We had a few meetings that day with various figures in the area connected with local politics and discussed a range of ideas, including the efficacy of city councils, the roots of local corruption, and the rates of femicide in Leon. Femicides are an acute problem for Mexico, and it plays into the country’s broader issues of violence. It’s easy to explain drug-related violence. There’s money involved, there are young listless men, disenfranchised by their education system and the corruption and nepotism in their governments, who are available to be recruited by violent groups, and a steady flow of arms from Mexico’s gun-addicted northern neighbor. Femicide, on the other hand, strikes the core of human nature, in a confusing, complicated, and horrifying way. What drives men to kill women at random in such numbers that the UN has to get involved? How do you change cultural perspectives and alter the way people treat each other in their own homes? How do you even begin to understand the root of the cultural-psychological issues at play with men who feel it necessary to kill and rape their own wives? Some answers, as we heard, come in the education system, which may be able to handle femicide at an early stage, before young men develop the ability to act on their pernicious cultural/personal motives.
Femicide isn’t the only problem facing women in Mexico currently. Mexican states vary widely in their policies towards abortion. In one infamous case, a Mexican woman went to her regional government to seek permission for an abortion after being raped, and instead of sending her to a physician, the local government referred to the local Catholic priest. AMLO has been relatively quiet on these subjects, though he, like the other candidates, has pledged to handle violence on a general level in the country.
We finished in Leon with a quick lunch at McDonalds. We were pleased to discover the small differences between McDonald’s in Mexico and in the US. The Mexican drive thru is called “Auto Mac.” They have fried cheese curds called “chilliquesos.” There’s a small circular “add-ons” bar which looks like a piece from a star wars set (perhaps from the iconic bar scene in tattooine where Luke cuts a ruffians arm off).

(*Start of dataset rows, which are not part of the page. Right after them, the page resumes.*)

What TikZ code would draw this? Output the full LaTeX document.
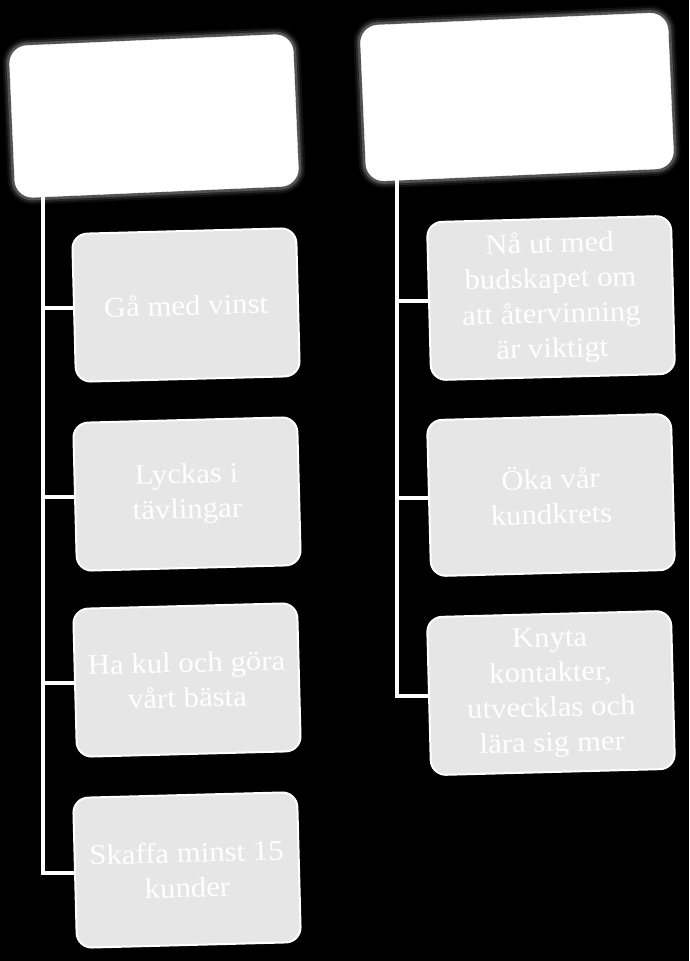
\documentclass[tikz,border=0pt]{standalone}
\usepackage{fontspec}
\setmainfont[FakeStretch=1.08]{Liberation Serif}
\usetikzlibrary{positioning}

\definecolor{boxgray}{RGB}{230,230,230}

\begin{document}
\begin{tikzpicture}[
  x=1pt, y=-1pt,
  head/.style={rectangle, fill=white, draw=white, rounded corners=18pt, rotate=2.5,
    preaction={draw=white, line width=14pt, opacity=0.06},
    preaction={draw=white, line width=10pt, opacity=0.1},
    preaction={draw=white, line width=6pt, opacity=0.2}},
  goal/.style={rectangle, fill=boxgray, draw=white, line width=2pt, rounded corners=15pt, rotate=1.5,
    align=center, text=white, font=\fontsize{28.5}{35}\selectfont},
  conn/.style={draw=white, line width=3.5pt}
]
\fill[black] (0,0) rectangle (689,961);
\useasboundingbox (0,0) rectangle (689,961);
% left column
\node[head, minimum width=284pt, minimum height=152pt] (lh) at (154,116) {};
\node[goal, minimum width=224pt, minimum height=148pt] (l1) at (186,305) {G\aa{} med vinst};
\node[goal, minimum width=224pt, minimum height=148pt] (l2) at (187,494) {Lyckas i\\t\"avlingar};
\node[goal, minimum width=224pt, minimum height=148pt] (l3) at (187,680) {Ha kul och g\"ora\\v\aa{}rt b\"asta};
\node[goal, minimum width=224pt, minimum height=150pt] (l4) at (187,870) {Skaffa minst 15\\kunder};
% right column
\node[head, minimum width=308pt, minimum height=156pt] (rh) at (517,97) {};
\node[goal, minimum width=244pt, minimum height=158pt] (r1) at (551,298) {N\aa{} ut med\\budskapet om\\att \aa{}tervinning\\\"ar viktigt};
\node[goal, minimum width=244pt, minimum height=156pt] (r2) at (551,495) {\"Oka v\aa{}r\\kundkrets};
\node[goal, minimum width=244pt, minimum height=158pt] (r3) at (551,693) {Knyta\\kontakter,\\utvecklas och\\l\"ara sig mer};
\coordinate (lt) at (43,196);
\coordinate (rt) at (397,180);
\draw[conn] (lt) |- (l1.west); \draw[conn] (lt) |- (l2.west);
\draw[conn] (lt) |- (l3.west); \draw[conn] (lt) |- (l4.west);
\draw[conn] (rt) |- (r1.west); \draw[conn] (rt) |- (r2.west); \draw[conn] (rt) |- (r3.west);
\end{tikzpicture}
\end{document}
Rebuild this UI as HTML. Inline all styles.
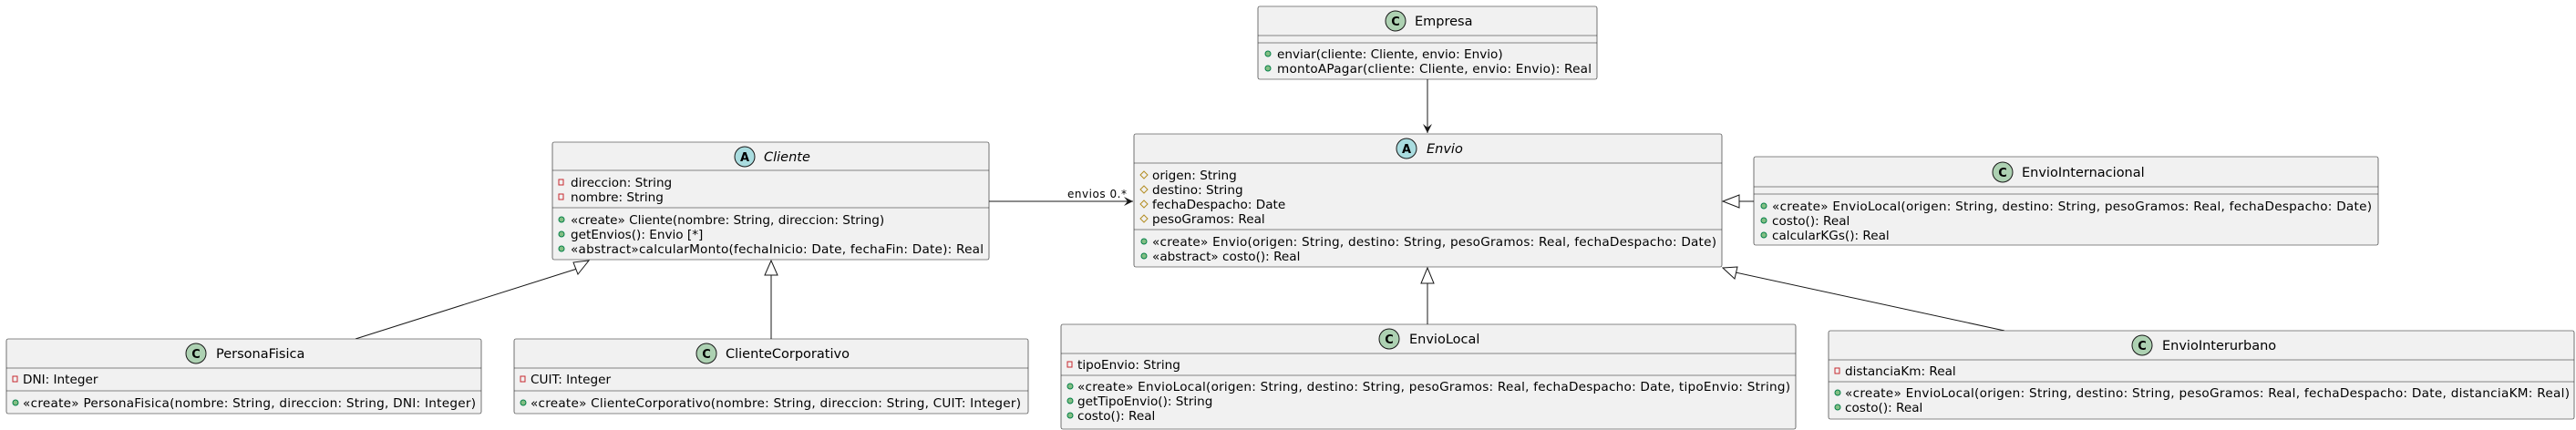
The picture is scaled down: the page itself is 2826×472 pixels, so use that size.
<!DOCTYPE html>
<html><head><meta charset="utf-8"><style>
html,body{margin:0;padding:0;background:#fff;}
svg{display:block;}
text{font-family:"DejaVu Sans","Liberation Sans",sans-serif;font-size:13.6px;fill:#000;}
.t{font-size:14.5px;}
.b{fill:#F1F1F1;stroke:#181818;stroke-width:0.6;}
.s{stroke:#181818;stroke-width:0.6;}
.l{stroke:#181818;stroke-width:1;fill:none;}
.pub{fill:#84BE84;stroke:#038048;stroke-width:1;}
.pri{fill:none;stroke:#C82930;stroke-width:1;}
.pro{fill:none;stroke:#B38D22;stroke-width:1;}
.cc{fill:#ADD1B2;stroke:#181818;stroke-width:1;}
.ca{fill:#A9DCDF;stroke:#181818;stroke-width:1;}
.g{font-weight:bold;font-size:13px;}
</style></head><body>
<svg width="2826" height="472" viewBox="0 0 2826 472" xmlns="http://www.w3.org/2000/svg">
<!-- connectors -->
<line class="l" x1="1566" y1="87" x2="1566" y2="146"/>
<polygon points="1561,136 1566,146 1571,136 1566,140" fill="#181818"/>
<line class="l" x1="1085" y1="221" x2="1243" y2="221"/>
<polygon points="1233,216 1243,221 1233,226 1237,221" fill="#181818"/>
<text x="1171" y="217" style="font-size:12px" textLength="65">envios 0.*</text>
<line class="l" x1="1900" y1="221" x2="1924" y2="221"/>
<polygon points="1890,221 1908,214 1908,228" fill="#fff" stroke="#181818"/>
<line class="l" x1="1566" y1="311" x2="1566" y2="356"/>
<polygon points="1566,294 1559,311 1573,311" fill="#fff" stroke="#181818"/>
<line class="l" x1="1904" y1="299" x2="2199" y2="363"/>
<polygon points="1890,294 1906,293 1903,306" fill="#fff" stroke="#181818"/>
<line class="l" x1="846" y1="302" x2="846" y2="372"/>
<polygon points="846,286 839,302 853,302" fill="#fff" stroke="#181818"/>
<line class="l" x1="633" y1="295" x2="390" y2="372"/>
<polygon points="646,286 629,288 634,301" fill="#fff" stroke="#181818"/>

<!-- Empresa -->
<rect class="b" x="1380" y="7" width="372" height="80" rx="2"/>
<line class="s" x1="1380" y1="39" x2="1752" y2="39"/><line class="s" x1="1380" y1="47" x2="1752" y2="47"/>
<circle class="cc" cx="1531" cy="23" r="11"/><text x="1531" y="28" text-anchor="middle" class="g">C</text>
<text class="t" x="1552" y="28">Empresa</text>
<circle class="pub" cx="1391" cy="59" r="3"/><text x="1401" y="64">enviar(cliente: Cliente, envio: Envio)</text>
<circle class="pub" cx="1391" cy="75" r="3"/><text x="1401" y="80" textLength="345">montoAPagar(cliente: Cliente, envio: Envio): Real</text>

<!-- Envio -->
<rect class="b" x="1244" y="147" width="645" height="146" rx="2"/>
<line class="s" x1="1244" y1="179" x2="1889" y2="179"/><line class="s" x1="1244" y1="252" x2="1889" y2="252"/>
<circle class="ca" cx="1543" cy="163" r="11"/><text x="1543" y="168" text-anchor="middle" class="g">A</text>
<text class="t" x="1565" y="168" font-style="italic">Envio</text>
<polygon class="pro" points="1255,188 1259,192 1255,196 1251,192"/><text x="1264" y="197">origen: String</text>
<polygon class="pro" points="1255,204 1259,208 1255,212 1251,208"/><text x="1264" y="213">destino: String</text>
<polygon class="pro" points="1255,220 1259,224 1255,228 1251,224"/><text x="1264" y="229">fechaDespacho: Date</text>
<polygon class="pro" points="1255,236 1259,240 1255,244 1251,240"/><text x="1264" y="245">pesoGramos: Real</text>
<circle class="pub" cx="1255" cy="265" r="3"/><text x="1264" y="270" textLength="619">«create» Envio(origen: String, destino: String, pesoGramos: Real, fechaDespacho: Date)</text>
<circle class="pub" cx="1255" cy="281" r="3"/><text x="1264" y="286">«abstract» costo(): Real</text>

<!-- EnvioInternacional -->
<rect class="b" x="1924" y="172" width="685" height="97" rx="2"/>
<line class="s" x1="1924" y1="205" x2="2609" y2="205"/><line class="s" x1="1924" y1="213" x2="2609" y2="213"/>
<circle class="cc" cx="2197" cy="189" r="11"/><text x="2197" y="194" text-anchor="middle" class="g">C</text>
<text class="t" x="2218" y="194">EnvioInternacional</text>
<circle class="pub" cx="1935" cy="226" r="3"/><text x="1944" y="231" textLength="658">«create» EnvioLocal(origen: String, destino: String, pesoGramos: Real, fechaDespacho: Date)</text>
<circle class="pub" cx="1935" cy="242" r="3"/><text x="1944" y="247">costo(): Real</text>
<circle class="pub" cx="1935" cy="258" r="3"/><text x="1944" y="263">calcularKGs(): Real</text>

<!-- Cliente -->
<rect class="b" x="606" y="156" width="479" height="129" rx="2"/>
<line class="s" x1="606" y1="187" x2="1085" y2="187"/><line class="s" x1="606" y1="228" x2="1085" y2="228"/>
<circle class="ca" cx="817" cy="172" r="11"/><text x="817" y="177" text-anchor="middle" class="g">A</text>
<text class="t" x="838" y="177" font-style="italic">Cliente</text>
<rect class="pri" x="613" y="197" width="5" height="6"/><text x="626" y="205">direccion: String</text>
<rect class="pri" x="613" y="213" width="5" height="6"/><text x="626" y="221">nombre: String</text>
<circle class="pub" cx="616" cy="241" r="3"/><text x="626" y="246">«create» Cliente(nombre: String, direccion: String)</text>
<circle class="pub" cx="616" cy="257" r="3"/><text x="626" y="262">getEnvios(): Envio [*]</text>
<circle class="pub" cx="616" cy="273" r="3"/><text x="626" y="278" textLength="453">«abstract»calcularMonto(fechaInicio: Date, fechaFin: Date): Real</text>

<!-- PersonaFisica -->
<rect class="b" x="7" y="372" width="521" height="82" rx="2"/>
<line class="s" x1="7" y1="404" x2="528" y2="404"/><line class="s" x1="7" y1="429" x2="528" y2="429"/>
<circle class="cc" cx="215" cy="388" r="11"/><text x="215" y="393" text-anchor="middle" class="g">C</text>
<text class="t" x="237" y="393">PersonaFisica</text>
<rect class="pri" x="14" y="413" width="5" height="6"/><text x="25" y="421">DNI: Integer</text>
<circle class="pub" cx="17" cy="442" r="3"/><text x="25" y="447" textLength="497">«create» PersonaFisica(nombre: String, direccion: String, DNI: Integer)</text>

<!-- ClienteCorporativo -->
<rect class="b" x="564" y="372" width="564" height="82" rx="2"/>
<line class="s" x1="564" y1="404" x2="1128" y2="404"/><line class="s" x1="564" y1="429" x2="1128" y2="429"/>
<circle class="cc" cx="775" cy="388" r="11"/><text x="775" y="393" text-anchor="middle" class="g">C</text>
<text class="t" x="796" y="393">ClienteCorporativo</text>
<rect class="pri" x="571" y="413" width="5" height="6"/><text x="582" y="421">CUIT: Integer</text>
<circle class="pub" cx="574" cy="442" r="3"/><text x="582" y="447" textLength="538">«create» ClienteCorporativo(nombre: String, direccion: String, CUIT: Integer)</text>

<!-- EnvioLocal -->
<rect class="b" x="1164" y="356" width="806" height="115" rx="2"/>
<line class="s" x1="1164" y1="388" x2="1970" y2="388"/><line class="s" x1="1164" y1="412" x2="1970" y2="412"/>
<circle class="cc" cx="1524" cy="372" r="11"/><text x="1524" y="377" text-anchor="middle" class="g">C</text>
<text class="t" x="1546" y="377">EnvioLocal</text>
<rect class="pri" x="1171" y="397" width="5" height="6"/><text x="1182" y="405">tipoEnvio: String</text>
<circle class="pub" cx="1174" cy="424" r="3"/><text x="1182" y="429" textLength="782">«create» EnvioLocal(origen: String, destino: String, pesoGramos: Real, fechaDespacho: Date, tipoEnvio: String)</text>
<circle class="pub" cx="1174" cy="440" r="3"/><text x="1182" y="445">getTipoEnvio(): String</text>
<circle class="pub" cx="1174" cy="456" r="3"/><text x="1182" y="461">costo(): Real</text>

<!-- EnvioInterurbano -->
<rect class="b" x="2006" y="363" width="818" height="97" rx="2"/>
<line class="s" x1="2006" y1="395" x2="2824" y2="395"/><line class="s" x1="2006" y1="419" x2="2824" y2="419"/>
<circle class="cc" cx="2350" cy="379" r="11"/><text x="2350" y="384" text-anchor="middle" class="g">C</text>
<text class="t" x="2372" y="384">EnvioInterurbano</text>
<rect class="pri" x="2013" y="404" width="5" height="6"/><text x="2024" y="412">distanciaKm: Real</text>
<circle class="pub" cx="2016" cy="431" r="3"/><text x="2024" y="436" textLength="795">«create» EnvioLocal(origen: String, destino: String, pesoGramos: Real, fechaDespacho: Date, distanciaKM: Real)</text>
<circle class="pub" cx="2016" cy="447" r="3"/><text x="2024" y="452">costo(): Real</text>
</svg>
</body></html>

The drive back was long but the country was beautiful. Rain rolled through, as we’ve come to expect in the afternoons, and when the sun broke through the clouds we could see the waves of gold racing over agave and corn fields beneath volcanic ranges which provide the rich soil for this agrarian region. Once we arrived back in Mexico City we had dinner and hit the hay at our od friend, the Hotel Roosevelt.
Today started with a trip to Coyoacan, where we spent the late morning and lunch time sampling local food at the market and chatting with vendors. We stopped for a big bowl of posole and a glass of pulque, and I managed a political conversation with the market stand’s proprietor between bites. Surprisingly, he seemed not even to know that the polls had placed AMLO so far in the lead. He also seemed unlikely to vote. We had to tell him about many of the basic facts which we’d learned about the election over the past week. At one point though, he jokingly criticized one of his friends in the market for not caring about poor people, which he attributed to the man’s support for Ricardo Anaya. Evidently, in the absence of a real progressive candidate, AMLO has become the hero of the disadvantaged. We knew this already, but it was interesting to see it play out in casual conversation.
That afternoon we enjoyed a meeting with Jorge Padilla, an editor at one of Mexico’s foremost newspapers, Reforma. Padilla described violence in Mexico as a phenomenon which Mexican people have come to expect and, in many cases, ignore. Padilla described the Mexican attitude about violence through a metaphor: if you throw a frog in boiling water, it will jump out, but if you put a frog in tepid water, and slowly increased the temperature to a boil, the frog will die without even noticing. According to Padilla, violence in Mexico has steadily increased such that people may realized the true scale of their problems as they would in a more sudden onslaught of violent behavior. As a newspaper editor, he said, he has to measure the amount of violence he includes in the paper, and he has to pick and choose the incidents of violence he wants to include.
Padilla also walked us through the state of print journalism in Mexico which is facing the same struggles and setbacks that plague the print journalism industry in the US. According to Padilla, online content has not saved the paper, and while the mobile version of the paper has gained a lot of readers, Reforma still has to charge their readers for the paper. Per Padilla, the paper relies on their already large and loyal readership to maintain a steady revenue stream. Even with this readership, though, the paper still faces the possibility of eventual demise. Padilla accepted that fate with surprising candor and realism. As he said, “maybe it will be time for a career change.”
The end of the day left us excited for the coming election. We had learned about Mexican journalism, discussed women’s rights, and talked to “Joe the plumber”-type locals in the market. Our image was wider, more detailed, and better prepared for the election.